Une rareté symptomatique d’un marché en tension
Au cours des derniers mois, les files d’attente devant les stations-service de Brazzaville et de Pointe-Noire ont abondamment illustré les limites d’un système d’approvisionnement sous pression. Selon le ministre des Hydrocarbures, Bruno Jean Richard Itoua, l’écart entre une demande intérieure croissante et une capacité de raffinage qui ne couvre qu’environ soixante pour cent des besoins nationaux explique l’apparition de goulets d’étranglement. L’argument est corroboré par les données de la Congolaise de raffinage, lesquelles témoignent d’une production inférieure aux pics de consommation observés dans l’hinterland urbain et minier.
Importations massives : le levier d’urgence pour restaurer l’équilibre
Pour répondre à la crise, la Société nationale des pétroles du Congo a établi un calendrier d’importations d’une ampleur inédite. Cent cinq jours d’autonomie pour le super et soixante-dix pour le gasoil sont désormais visés, tandis que plusieurs cargaisons sont déjà déchargées au large de la rade de Pointe-Noire. À en croire Bruno Jean Richard Itoua, ce dispositif, baptisé « Coup de poing », amorce le retour au rythme normal de distribution, gage d’une stabilisation progressive des prix à la pompe. Cet afflux de produits raffinés étrangers rappelle toutefois la vulnérabilité logistique d’un pays classé parmi les premiers producteurs de brut d’Afrique centrale.

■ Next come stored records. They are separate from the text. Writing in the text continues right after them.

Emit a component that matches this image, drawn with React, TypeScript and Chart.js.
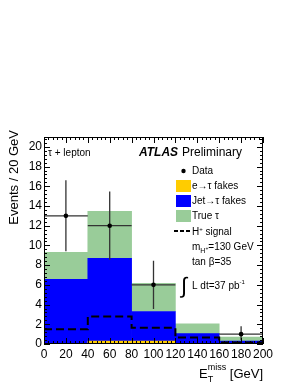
import React, { useEffect, useRef } from "react";
import { Chart, registerables } from "chart.js";

Chart.register(...registerables);

// ---------------- data ----------------
const binEdges = [0, 40, 80, 120, 160, 200];
const binLabels = ["0-40", "40-80", "80-120", "120-160", "160-200"];
const eFakes = [0, 0.3, 0.3, 0, 0];
const jetFakes = [6.55, 8.4, 3.0, 1.05, 0.3];
const trueTau = [2.75, 4.75, 2.85, 1.0, 0.4];
const signalValues = [1.5, 2.8, 1.65, 0.65, 0.15, 0.15];
const dataX = [20, 60, 100, 180];
const dataY = [13, 12, 6, 1];
const dataErrLow = [3.6, 3.46, 2.45, 0.6];
const dataErrHigh = [3.6, 3.46, 2.45, 0.8];
const dataHalfWidth = 20;

const X_MIN = 0;
const X_MAX = 200;
const X_STEP = 20;
const X_MINOR = 4;
const Y_MIN = 0;
const Y_MAX = 21;
const Y_STEP = 2;
const Y_MINOR = 0.4;

const legendLabels = ["Data", "e\u2192\u03c4 fakes", "Jet\u2192\u03c4 fakes", "True \u03c4", "H", "signal"];
const channelLabel = "\u03c4 + lepton";
const yTitle = "Events / 20 GeV";

const COLORS = {
  e: "#FFCC00",
  jet: "#0000FF",
  tau: "#99CC99",
};

const FONT = "'Liberation Sans', Arial, Helvetica, sans-serif";
const f = (size: number, style = "") => `${style} ${size}px ${FONT}`.trim();

type Part = { t: string; size: number; dy?: number; style?: string };

function drawParts(ctx: CanvasRenderingContext2D, x: number, y: number, parts: Part[]) {
  let cx = x;
  for (const p of parts) {
    ctx.font = f(p.size, p.style || "");
    const w = ctx.measureText(p.t).width;
    ctx.fillText(p.t, cx, y + (p.dy || 0));
    cx += w;
  }
  return cx;
}

const decorPlugin = {
  id: "decor",
  beforeDatasetDraw(chart: any, args: any) {
    if (args.index !== 0) return;
    const ctx = chart.ctx as CanvasRenderingContext2D;
    const xs = chart.scales.x;
    const ys = chart.scales.y;
    ctx.save();
    ctx.strokeStyle = "#333";
    ctx.lineWidth = 1.3;
    for (let i = 0; i < dataX.length; i++) {
      const px = xs.getPixelForValue(dataX[i]);
      const py = ys.getPixelForValue(dataY[i]);
      ctx.beginPath();
      ctx.moveTo(xs.getPixelForValue(dataX[i] - dataHalfWidth), py);
      ctx.lineTo(xs.getPixelForValue(dataX[i] + dataHalfWidth), py);
      ctx.moveTo(px, ys.getPixelForValue(dataY[i] - dataErrLow[i]));
      ctx.lineTo(px, ys.getPixelForValue(dataY[i] + dataErrHigh[i]));
      ctx.stroke();
    }
    ctx.restore();
  },
  afterDraw(chart: any) {
    const ctx = chart.ctx as CanvasRenderingContext2D;
    const xs = chart.scales.x;
    const ys = chart.scales.y;
    const { left, top, right, bottom } = chart.chartArea;
    ctx.save();
    // frame
    ctx.strokeStyle = "#000";
    ctx.lineWidth = 1;
    ctx.strokeRect(Math.round(left) + 0.5, Math.round(top) + 0.5, Math.round(right - left) - 1, Math.round(bottom - top) - 1);
    // ticks
    ctx.beginPath();
    const nx = Math.round((X_MAX - X_MIN) / X_MINOR);
    for (let i = 0; i <= nx; i++) {
      const v = X_MIN + i * X_MINOR;
      const px = Math.round(xs.getPixelForValue(v)) + 0.5;
      const len = Math.abs(v % X_STEP) < 1e-6 ? 6 : 3;
      ctx.moveTo(px, bottom);
      ctx.lineTo(px, bottom - len);
      ctx.moveTo(px, top);
      ctx.lineTo(px, top + len);
    }
    const ny = Math.floor((Y_MAX - Y_MIN) / Y_MINOR + 1e-6);
    for (let i = 0; i <= ny; i++) {
      const v = Y_MIN + i * Y_MINOR;
      const py = Math.round(ys.getPixelForValue(v)) + 0.5;
      const len = i % 5 === 0 ? 6 : 3;
      ctx.moveTo(left, py);
      ctx.lineTo(left + len, py);
      ctx.moveTo(right, py);
      ctx.lineTo(right - len, py);
    }
    ctx.stroke();

    ctx.fillStyle = "#000";
    ctx.textBaseline = "alphabetic";
    // y title
    ctx.save();
    ctx.translate(14, 130);
    ctx.rotate(-Math.PI / 2);
    ctx.font = f(13);
    ctx.textAlign = "right";
    ctx.textBaseline = "middle";
    ctx.fillText(yTitle, 0, 0);
    ctx.restore();

    // x title  E_T^miss [GeV]
    ctx.textAlign = "left";
    ctx.font = f(13);
    const wE = ctx.measureText("E").width;
    const wRest = ctx.measureText(" [GeV]").width;
    ctx.font = f(9);
    const wMiss = ctx.measureText("miss").width;
    const total = wE + wMiss + wRest;
    const x0 = right - total;
    ctx.font = f(13);
    ctx.fillText("E", x0, 378);
    ctx.font = f(9);
    ctx.fillText("T", x0 + wE, 382);
    ctx.fillText("miss", x0 + wE, 370);
    ctx.font = f(13);
    ctx.fillText(" [GeV]", x0 + wE + wMiss, 378);

    // channel label
    ctx.font = f(10);
    ctx.fillText(channelLabel, 48, 156);

    // ATLAS Preliminary
    ctx.font = f(12, "italic bold");
    ctx.fillText("ATLAS", 139, 156);
    ctx.font = f(12);
    ctx.fillText("Preliminary", 182, 156);

    // legend
    const tx = 192;
    const rows = [171, 186, 201, 216, 231];
    ctx.textBaseline = "middle";
    ctx.font = f(10);
    ctx.beginPath();
    ctx.arc(183.5, rows[0], 2.2, 0, Math.PI * 2);
    ctx.fill();
    ctx.fillText(legendLabels[0], tx, rows[0] + 0.5);
    const boxes = [COLORS.e, COLORS.jet, COLORS.tau];
    for (let i = 0; i < 3; i++) {
      ctx.fillStyle = boxes[i];
      ctx.fillRect(176, rows[i + 1] - 6, 15, 12);
      ctx.fillStyle = "#000";
      ctx.fillText(legendLabels[i + 1], tx, rows[i + 1] + 0.5);
    }
    ctx.save();
    ctx.setLineDash([4, 2]);
    ctx.lineWidth = 2;
    ctx.beginPath();
    ctx.moveTo(174, rows[4]);
    ctx.lineTo(191, rows[4]);
    ctx.stroke();
    ctx.restore();
    ctx.textBaseline = "alphabetic";
    drawParts(ctx, tx, rows[4] + 4, [
      { t: "H", size: 10 },
      { t: "+", size: 6, dy: -4 },
      { t: " " + legendLabels[5], size: 10 },
    ]);
    drawParts(ctx, tx, 250, [
      { t: "m", size: 10 },
      { t: "H", size: 7, dy: 2.5 },
      { t: "+", size: 5, dy: 0 },
      { t: "=130 GeV", size: 10 },
    ]);
    drawParts(ctx, tx, 265, [{ t: "tan \u03b2=35", size: 10 }]);
    ctx.font = f(22);
    ctx.fillText("\u222b", 181, 293);
    drawParts(ctx, tx, 289, [
      { t: "L dt=37 pb", size: 10 },
      { t: "-1", size: 6, dy: -5 },
    ]);
    ctx.restore();
  },
};

export default function App() {
  const ref = useRef<HTMLCanvasElement>(null);
  useEffect(() => {
    const bar = (label: string, vals: number[], color: string) => ({
      type: "bar" as const,
      label,
      data: vals,
      backgroundColor: color,
      borderWidth: 0,
      barPercentage: 1,
      categoryPercentage: 1,
      grouped: false,
      stack: "mc",
      order: 2,
      xAxisID: "xb",
    });
    const chart = new Chart(ref.current as HTMLCanvasElement, {
      type: "bar",
      data: {
        labels: binLabels,
        datasets: [
          {
            type: "scatter" as const,
            label: legendLabels[0],
            data: dataX.map((x, i) => ({ x, y: dataY[i] })),
            backgroundColor: "#000",
            borderWidth: 0,
            pointRadius: 2.3,
            stack: "data",
            order: 0,
            xAxisID: "x",
          } as any,
          {
            type: "line" as const,
            label: "signal",
            data: binEdges.map((x, i) => ({ x, y: signalValues[i] })),
            borderColor: "#000",
            borderWidth: 2,
            borderDash: [8, 4],
            stepped: "before",
            pointRadius: 0,
            fill: false,
            stack: "sig",
            order: 1,
            xAxisID: "x",
          } as any,
          bar(legendLabels[1], eFakes, COLORS.e),
          bar(legendLabels[2], jetFakes, COLORS.jet),
          bar(legendLabels[3], trueTau, COLORS.tau),
        ],
      },
      options: {
        responsive: false,
        animation: false,
        layout: { padding: { top: 137, right: 36, left: 0, bottom: 0 } },
        plugins: { legend: { display: false }, tooltip: { enabled: false } },
        scales: {
          xb: {
            type: "category",
            display: false,
            offset: true,
            stacked: true,
            grid: { display: false },
          },
          x: {
            type: "linear",
            position: "bottom",
            min: X_MIN,
            max: X_MAX,
            offset: false,
            grid: { display: false, drawTicks: false },
            border: { display: false },
            ticks: {
              stepSize: X_STEP,
              autoSkip: false,
              maxRotation: 0,
              minRotation: 0,
              padding: 3,
              color: "#000",
              font: { size: 12, family: FONT },
            },
            afterFit: (s: any) => {
              s.height = 43;
            },
          },
          y: {
            type: "linear",
            min: Y_MIN,
            max: Y_MAX,
            stacked: true,
            grid: { display: false, drawTicks: false },
            border: { display: false },
            ticks: {
              stepSize: Y_STEP,
              includeBounds: false,
              autoSkip: false,
              padding: 2,
              color: "#000",
              font: { size: 12, family: FONT },
            },
            afterFit: (s: any) => {
              s.width = 44;
            },
          },
        },
      } as any,
      plugins: [decorPlugin],
    });
    return () => chart.destroy();
  }, []);
  return (
    <div style={{ position: "absolute", left: 0, top: 0, width: 299, height: 387, background: "#fff" }}>
      <canvas ref={ref} width={299} height={387} style={{ display: "block" }} />
    </div>
  );
}
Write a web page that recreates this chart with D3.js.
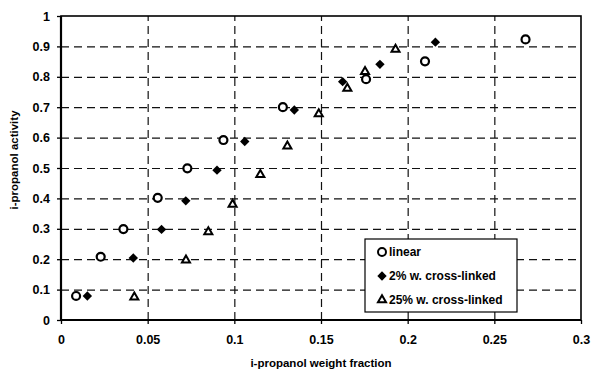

Renforcer la chaîne logistique nationale : du rail à l’oléoduc stratégique
Le gouvernement veut dépasser la seule réponse conjoncturelle pour inscrire l’action publique dans la durée. La remise en capacité du Chemin de fer Congo-Océan est présentée comme un vecteur prioritaire de fluidification des flux pétroliers vers le corridor Brazzaville-Ouesso. En parallèle, l’accord signé avec la Fédération de Russie pour la construction d’un oléoduc Pointe-Noire–Brazzaville constitue une perspective structurante : trois dépôts, totalisant trois cent mille mètres cubes, tripleraient la capacité actuelle de stockage de la Société commune de logistique. Aux yeux des analystes, cette infrastructure réduirait substantiellement les coûts de transport, élément déterminant dans le déficit chronique du sous-secteur aval.
Un modèle économique en mutation, entre régulation sociale et orthodoxie financière
À la dimension matérielle s’ajoute la nécessité d’un cadrage économique. La mission d’assistance technique du Fonds monétaire international recommande depuis 2022 la dérégulation des prix de vente des produits pétroliers, gage, selon l’institution, d’une réduction des subventions implicites et d’un assainissement durable du secteur. Le pouvoir exécutif congolais, soucieux de préserver le pouvoir d’achat, n’a pas entériné cette option. « Nous privilégions des solutions graduées ne sacrifiant pas l’accès des ménages vulnérables », a insisté le ministre lors de son intervention à l’Assemblée nationale (4 juillet). Plusieurs économistes locaux estiment qu’un équilibre peut être trouvé par la constitution de stocks stratégiques et la mutualisation des coûts de transport, plutôt que par une hausse brutale des prix à la pompe.
Résilience sociale et transition énergétique : un horizon à concilier
Au-delà des considérations budgétaires, la pénurie a mis en lumière la centralité du carburant dans le tissu socio-économique. Les perturbations observées sur les réseaux de transport collectif, l’agriculture vivrière ou encore les micro-entreprises urbaines attestent d’une dépendance forte à l’or noir. Dans ce contexte, les mesures gouvernementales visent aussi à rassurer les opérateurs et à éviter l’émergence d’un marché parallèle où les prix se multiplient par deux. Parallèlement, plusieurs voix universitaires appellent à inscrire l’actuelle mobilisation dans une trajectoire de diversification énergétique, citant le potentiel hydroélectrique du bassin du Kouilou-Niari et l’essor récent du solaire hors-réseau dans les localités rurales.
La coordination de ces chantiers démontre la volonté des autorités de concilier urgence opérationnelle et stratégie de souveraineté énergétique. En assumant la complexité d’un marché mondialisé et en mobilisant des partenaires techniques d’envergure, Brazzaville cherche à garantir un approvisionnement fiable tout en préservant la cohésion sociale, pierre angulaire d’un développement inclusif.